Sarah A. Gray (c. 1847 – January 8, 1893) was an American educator from the state of Virginia.

==Biography==
Sarah A. Gray was born in Alexandria, Virginia to parents William and Laura Dundas Gray. As her father was free and her mother was emancipated, she was able to attend St. Francis School in Baltimore (an opportunity which was not afforded to most African Americans at the time, under slavery). She began teaching at age 14.

As the Civil War progressed, many former slaves fled to Alexandria. To address the educational needs of their children, Gray and colleague Jane A. Crouch founded the St. Rose Institute, which remained open throughout the war. Gray established the Excelsior School in 1867, and became a teacher at Alexandria's first public school for black girls, Hallowell School, in 1870. She was named Hallowell's principal in 1883. During her tenure, she traveled to Northern states to study new educational methods and added high school classes to Hallowell's curriculum.

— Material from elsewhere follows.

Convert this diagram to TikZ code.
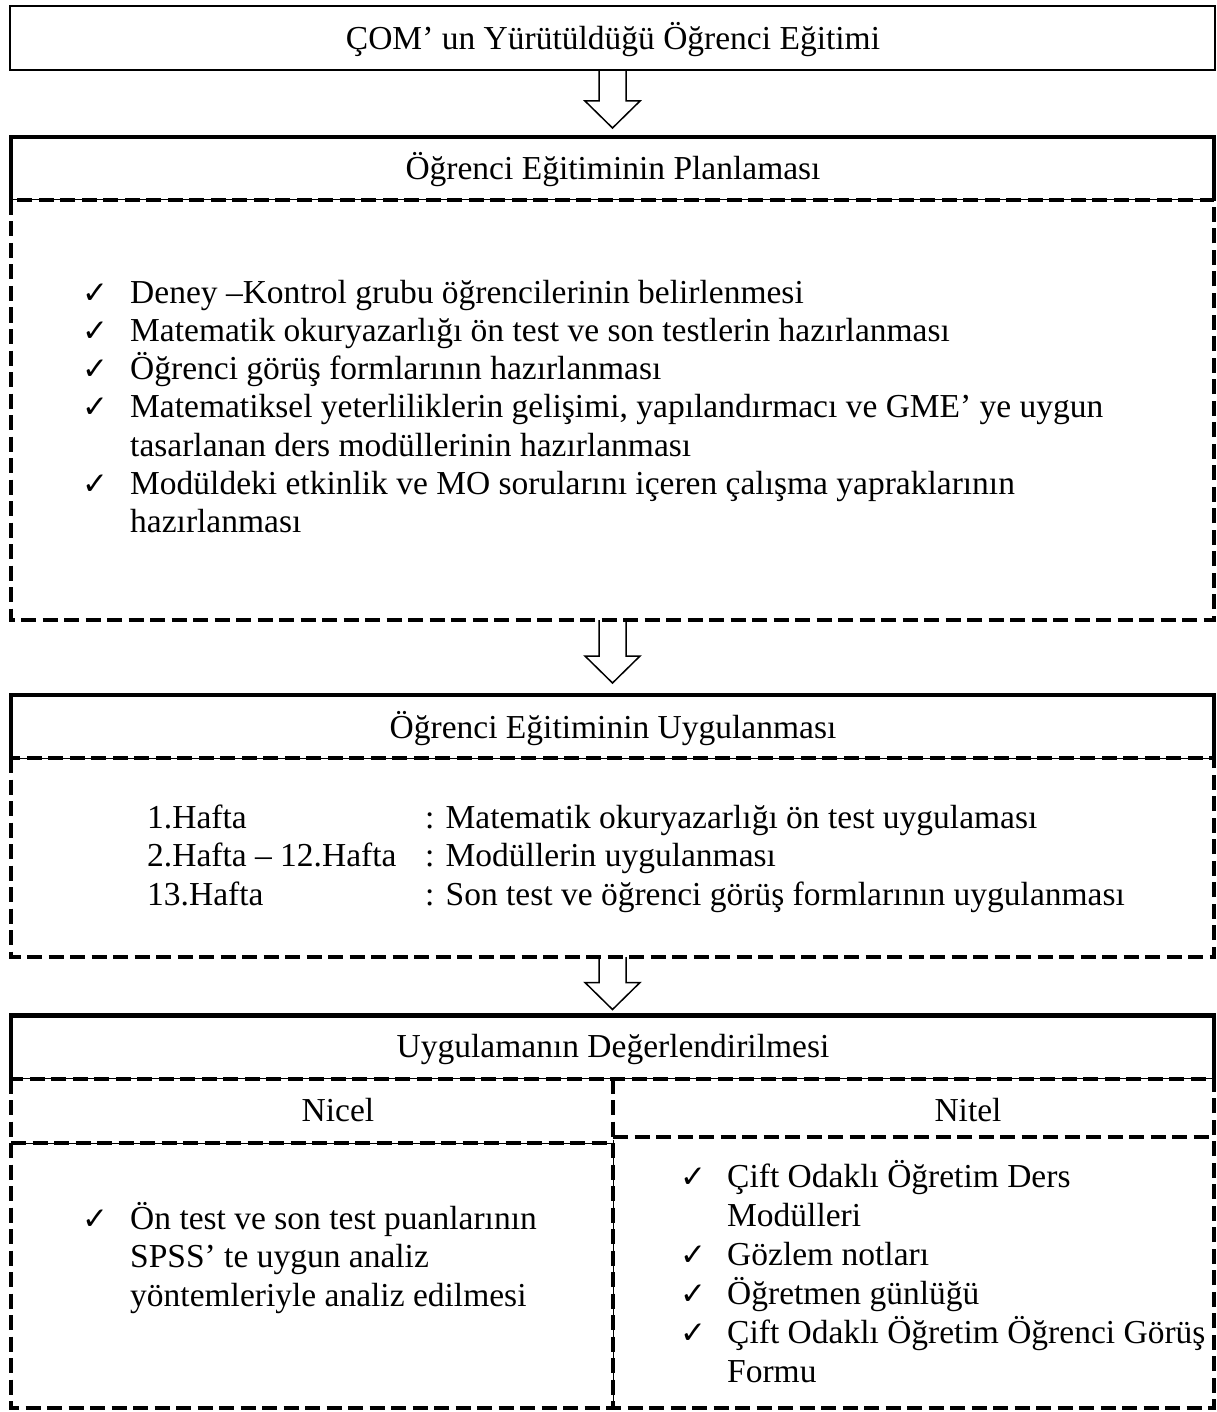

She retired in 1892 for health reasons, and died in 1893.

==Honors==
In 1920, Hallowell School for Girls was consolidated with Snowden School for Boys. The combined institution was named Parker-Gray School, in honor of Sarah A. Gray and fellow African American educator John F. Parker. After this closed, a new Parker-Gray High School was established in 1950. This remained open until 1965, when all Alexandria schools were integrated. In 1983, T. C. Williams High School's stadium was renamed Parker-Gray Memorial Stadium. The original school also lent its name to the surrounding neighborhood.

In 2016, Sarah A. Gray was honored by the Library of Virginia's Virginia Women in History program.